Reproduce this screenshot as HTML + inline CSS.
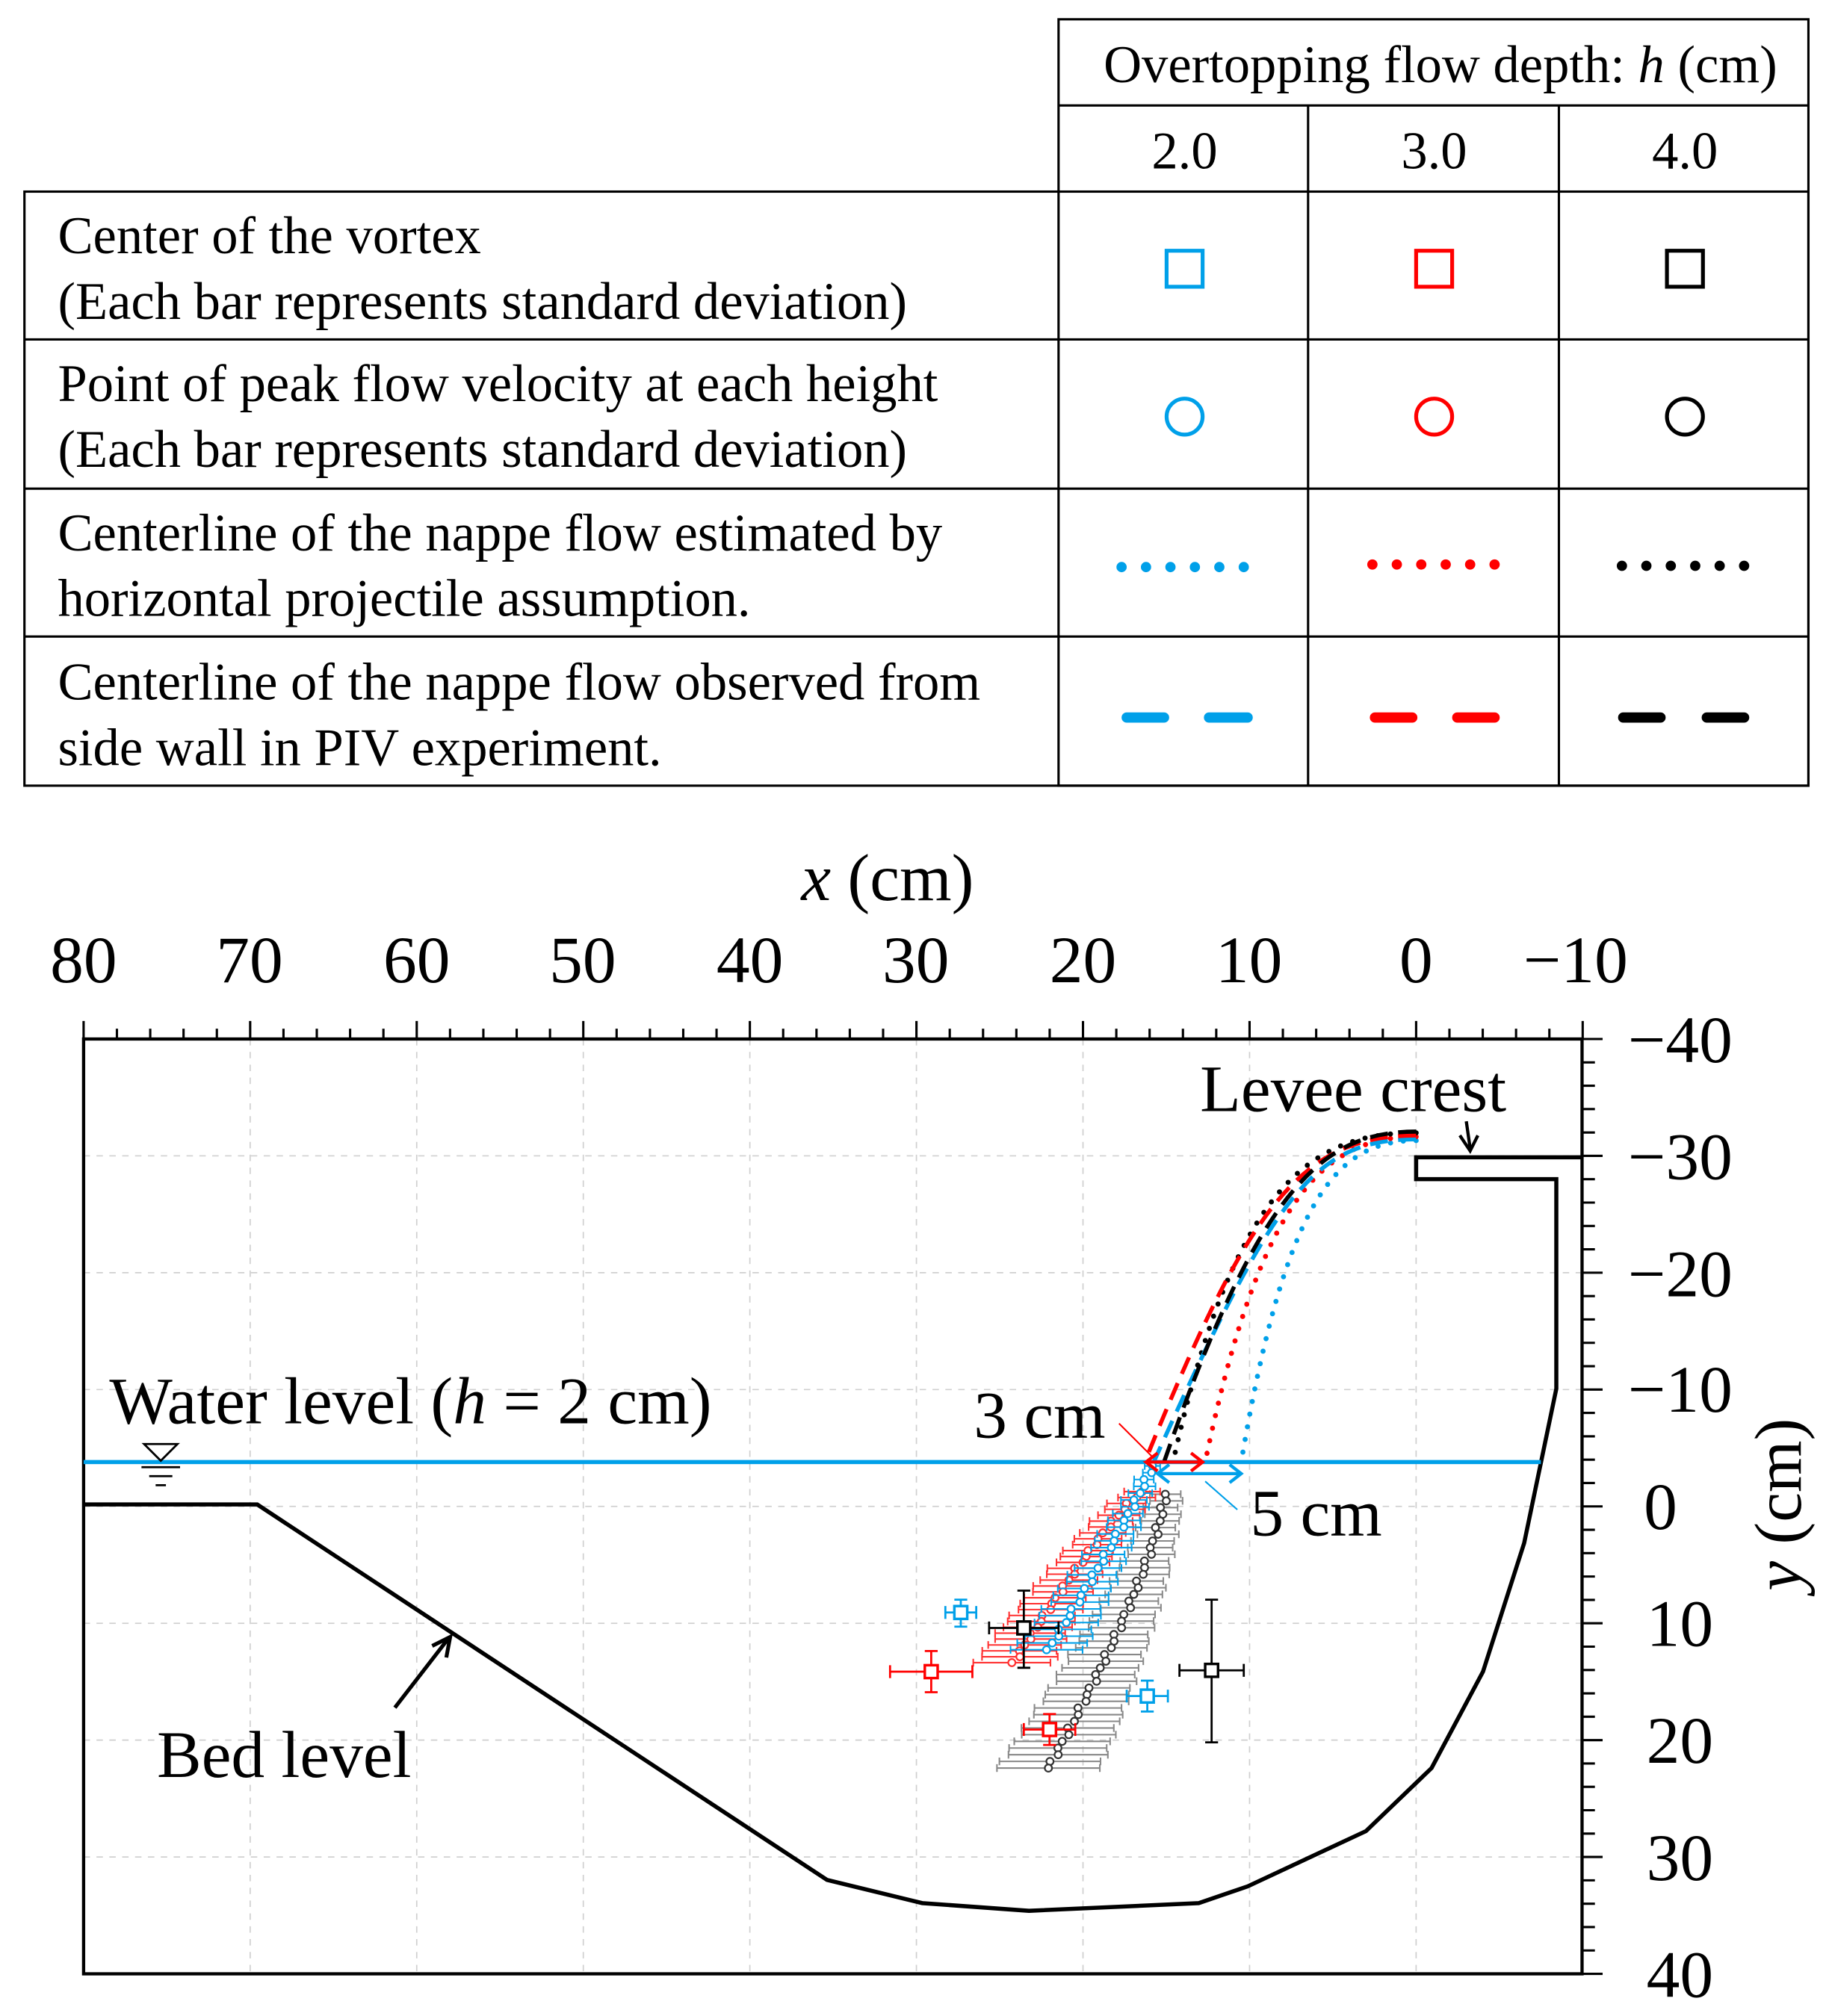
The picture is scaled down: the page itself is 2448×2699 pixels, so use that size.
<!DOCTYPE html>
<html><head><meta charset="utf-8"><style>
html,body{margin:0;padding:0;background:#fff}
svg{display:block}
text{font-family:"Liberation Serif",serif;fill:#000}
</style></head><body>
<svg id="s" xmlns="http://www.w3.org/2000/svg" width="2448" height="2699" viewBox="0 0 1422 1567.8">
<rect width="1422" height="1568" fill="#fff"/>
<g stroke="#000" stroke-width="1.8" fill="none">
<rect x="823" y="15" width="583" height="596"/>
<rect x="19" y="149" width="1387" height="462"/>
<line x1="823" y1="82" x2="1406" y2="82"/>
<line x1="1017" y1="82" x2="1017" y2="611"/>
<line x1="1212" y1="82" x2="1212" y2="611"/>
<line x1="19" y1="264" x2="1406" y2="264"/>
<line x1="19" y1="380" x2="1406" y2="380"/>
<line x1="19" y1="495" x2="1406" y2="495"/>
</g>
<g font-size="41">
<text x="858" y="64">Overtopping flow depth: <tspan font-style="italic">h</tspan>  (cm)</text>
<text x="921" y="131" text-anchor="middle">2.0</text>
<text x="1115" y="131" text-anchor="middle">3.0</text>
<text x="1310" y="131" text-anchor="middle">4.0</text>
<text x="45" y="197">Center of the vortex</text>
<text x="45" y="248">(Each bar represents standard deviation)</text>
<text x="45" y="312">Point of peak flow velocity at each height</text>
<text x="45" y="363">(Each bar represents standard deviation)</text>
<text x="45" y="428">Centerline of the nappe flow estimated by</text>
<text x="45" y="479">horizontal projectile assumption.</text>
<text x="45" y="544">Centerline of the nappe flow observed from</text>
<text x="45" y="595">side wall in PIV experiment.</text>
</g>
<g fill="none" stroke-width="3">
<rect x="907" y="195" width="28" height="28" stroke="#00a0e9"/>
<rect x="1101" y="195" width="28" height="28" stroke="#ff0000"/>
<rect x="1296" y="195" width="28" height="28" stroke="#000"/>
<circle cx="921" cy="324" r="14" stroke="#00a0e9"/>
<circle cx="1115" cy="324" r="14" stroke="#ff0000"/>
<circle cx="1310" cy="324" r="14" stroke="#000"/>
</g>
<g stroke-width="8" stroke-linecap="round" stroke-dasharray="0 19">
<line x1="872" y1="441" x2="968" y2="441" stroke="#00a0e9"/>
<line x1="1067" y1="439" x2="1163" y2="439" stroke="#ff0000"/>
<line x1="1261" y1="440" x2="1357" y2="440" stroke="#000"/>
</g>
<g stroke-width="8" stroke-linecap="round">
<path d="M876 558H905M940 558H970" stroke="#00a0e9"/>
<path d="M1069 558H1098M1133 558H1162" stroke="#ff0000"/>
<path d="M1262 558H1291M1327 558H1356" stroke="#000"/>
</g>
<g id="grid" stroke="#d0d0d0" stroke-width="1" stroke-dasharray="5 5"></g>
<rect x="65" y="808" width="1165" height="727" fill="none" stroke="#000" stroke-width="2.5"/>
<g id="ticks" stroke="#000" stroke-width="1.8"></g>
<g font-size="52">
<text x="690" y="700" text-anchor="middle"><tspan font-style="italic">x</tspan> (cm)</text>
<text x="65" y="764" text-anchor="middle">80</text>
<text x="194" y="764" text-anchor="middle">70</text>
<text x="324" y="764" text-anchor="middle">60</text>
<text x="453" y="764" text-anchor="middle">50</text>
<text x="583" y="764" text-anchor="middle">40</text>
<text x="712" y="764" text-anchor="middle">30</text>
<text x="842" y="764" text-anchor="middle">20</text>
<text x="971" y="764" text-anchor="middle">10</text>
<text x="1101" y="764" text-anchor="middle">0</text>
<text x="1225" y="764" text-anchor="middle">−10</text>
<text x="1347" y="826" text-anchor="end">−40</text>
<text x="1347" y="917" text-anchor="end">−30</text>
<text x="1347" y="1008" text-anchor="end">−20</text>
<text x="1347" y="1098" text-anchor="end">−10</text>
<text x="1304" y="1189" text-anchor="end">0</text>
<text x="1332" y="1280" text-anchor="end">10</text>
<text x="1332" y="1371" text-anchor="end">20</text>
<text x="1332" y="1462" text-anchor="end">30</text>
<text x="1332" y="1553" text-anchor="end">40</text>
<text transform="translate(1400,1170) rotate(-90)" text-anchor="middle"><tspan font-style="italic">y</tspan> (cm)</text>
<text x="933" y="864">Levee crest</text>
<text x="85" y="1107">Water level (<tspan font-style="italic">h</tspan> = 2 cm)</text>
<text x="757" y="1118">3 cm</text>
<text x="972" y="1194">5 cm</text>
<text x="122" y="1382">Bed level</text>
</g>
<path d="M65 1170H200L643 1462L717 1480L800 1486L932 1480L970 1467L1062 1424L1113 1375L1153 1300L1185 1200L1210 1080V917H1101V900H1230" fill="none" stroke="#000" stroke-width="3.2"/>
<path d="M1140 872L1143 893M1135 883L1143 895L1149 883" fill="none" stroke="#000" stroke-width="2.5"/>
<path d="M307 1328L348 1275M336 1280L350 1273L347 1289" fill="none" stroke="#000" stroke-width="3"/>
<line x1="65" y1="1137" x2="1198" y2="1137" stroke="#00a0e9" stroke-width="3.2"/>
<path d="M112 1123H138L125 1136Z" fill="none" stroke="#000" stroke-width="1.6"/>
<path d="M110 1141H140M116 1148H134M121 1155H129" stroke="#000" stroke-width="1.6"/>
<g fill="none" stroke-width="4" stroke-linecap="round">
<path d="M1101 887C1040 887 1000 930 965 1137" stroke="#00a0e9" stroke-dasharray="0 10"/>
<path d="M1101 884C1030 884 980 930 937 1137" stroke="#ff0000" stroke-dasharray="0 10"/>
<path d="M1101 881C1020 881 960 920 912 1137" stroke="#000" stroke-dasharray="0 10"/>
</g>
<g fill="none" stroke-width="3.2">
<path d="M1101 886C1020 886 990 930 897 1137" stroke="#00a0e9" stroke-dasharray="14 8"/>
<path d="M1101 883C1010 883 970 940 890 1137" stroke="#ff0000" stroke-dasharray="14 8"/>
<path d="M1101 880C1030 880 980 920 905 1137" stroke="#000" stroke-dasharray="14 8"/>
</g>
<g id="scatter" fill="none"></g>
<g fill="none" stroke-width="2.5">
<path d="M891 1137H935M900 1130L891 1137L900 1144M926 1130L935 1137L926 1144" stroke="#ff0000"/>
<path d="M900 1146H965M909 1139L900 1146L909 1153M956 1139L965 1146L956 1153" stroke="#00a0e9"/>
<line x1="870" y1="1107" x2="896" y2="1133" stroke="#ff0000" stroke-width="1.2"/>
<line x1="937" y1="1152" x2="962" y2="1174" stroke="#00a0e9" stroke-width="1.2"/>
</g>
</svg>
<script>
var NS="http://www.w3.org/2000/svg";
function el(p,t,a){var e=document.createElementNS(NS,t);for(var k in a)e.setAttribute(k,a[k]);document.getElementById(p).appendChild(e);return e;}
var X0=65,X1=1230,Y0=808,Y1=1535,px=(1101-65)/80,py=(1535-808)/80;
for(var i=1;i<9;i++){var x=65+i*10*px;el("grid","line",{x1:x,y1:Y0,x2:x,y2:Y1});var y=808+i*10*py;el("grid","line",{x1:X0,y1:y,x2:X1,y2:y});}
for(var i=0;i<=45;i++){var x=65+i*2*px;if(x>1231)break;var maj=(i%5==0);el("ticks","line",{x1:x,y1:808,x2:x,y2:maj?794:800});}
for(var i=0;i<=40;i++){var y=808+i*2*py;var maj=(i%5==0);el("ticks","line",{x1:1230,y1:y,x2:maj?1246:1240,y2:y});}
function series(n,ya,yb,xa,xb,pw,ea,eb,col,bar){for(var i=0;i<n;i++){var t=i/(n-1);var y=ya+(yb-ya)*t;var x=xa+(xb-xa)*Math.pow(t,pw)+(Math.sin(i*2.3)*2);var e=ea+(eb-ea)*t;
el("scatter","path",{d:"M"+(x-e)+" "+y+"H"+(x+e)+"M"+(x-e)+" "+(y-3)+"V"+(y+3)+"M"+(x+e)+" "+(y-3)+"V"+(y+3),stroke:bar,"stroke-width":1.2});
el("scatter","circle",{cx:x,cy:y,r:2.8,stroke:col,"stroke-width":1.3,fill:"#fff"});}}
series(42,1162,1375,906,815,1.3,12,40,"#333","#888");
series(30,1160,1293,888,788,0.85,14,30,"#ff3030","#ff3030");
series(28,1140,1283,896,815,1.1,6,28,"#00a0e9","#00a0e9");
function sq(x,y,ex,ey1,ey2,c){el("scatter","path",{d:"M"+(x-ex)+" "+y+"H"+(x+ex)+"M"+(x-ex)+" "+(y-5)+"V"+(y+5)+"M"+(x+ex)+" "+(y-5)+"V"+(y+5)+"M"+x+" "+ey1+"V"+ey2+"M"+(x-5)+" "+ey1+"H"+(x+5)+"M"+(x-5)+" "+ey2+"H"+(x+5),stroke:c,"stroke-width":1.6});
el("scatter","rect",{x:x-5,y:y-5,width:10,height:10,stroke:c,"stroke-width":2,fill:"#fff"});}
sq(747,1254,12,1244,1265,"#00a0e9");
sq(796,1266,27,1237,1297,"#000");
sq(724,1300,32,1284,1316,"#ff0000");
sq(892,1319,16,1307,1331,"#00a0e9");
sq(942,1299,25,1244,1355,"#000");
sq(816,1345,20,1333,1357,"#ff0000");
</script>
</body></html>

◆ **What you have to do**:
From the listing above, copy out each line where the word "size" appears.

◆ **Answer to this exercise**:
The picture is scaled down: the page itself is 2448×2699 pixels, so use that size.
<g font-size="41">
<g font-size="52">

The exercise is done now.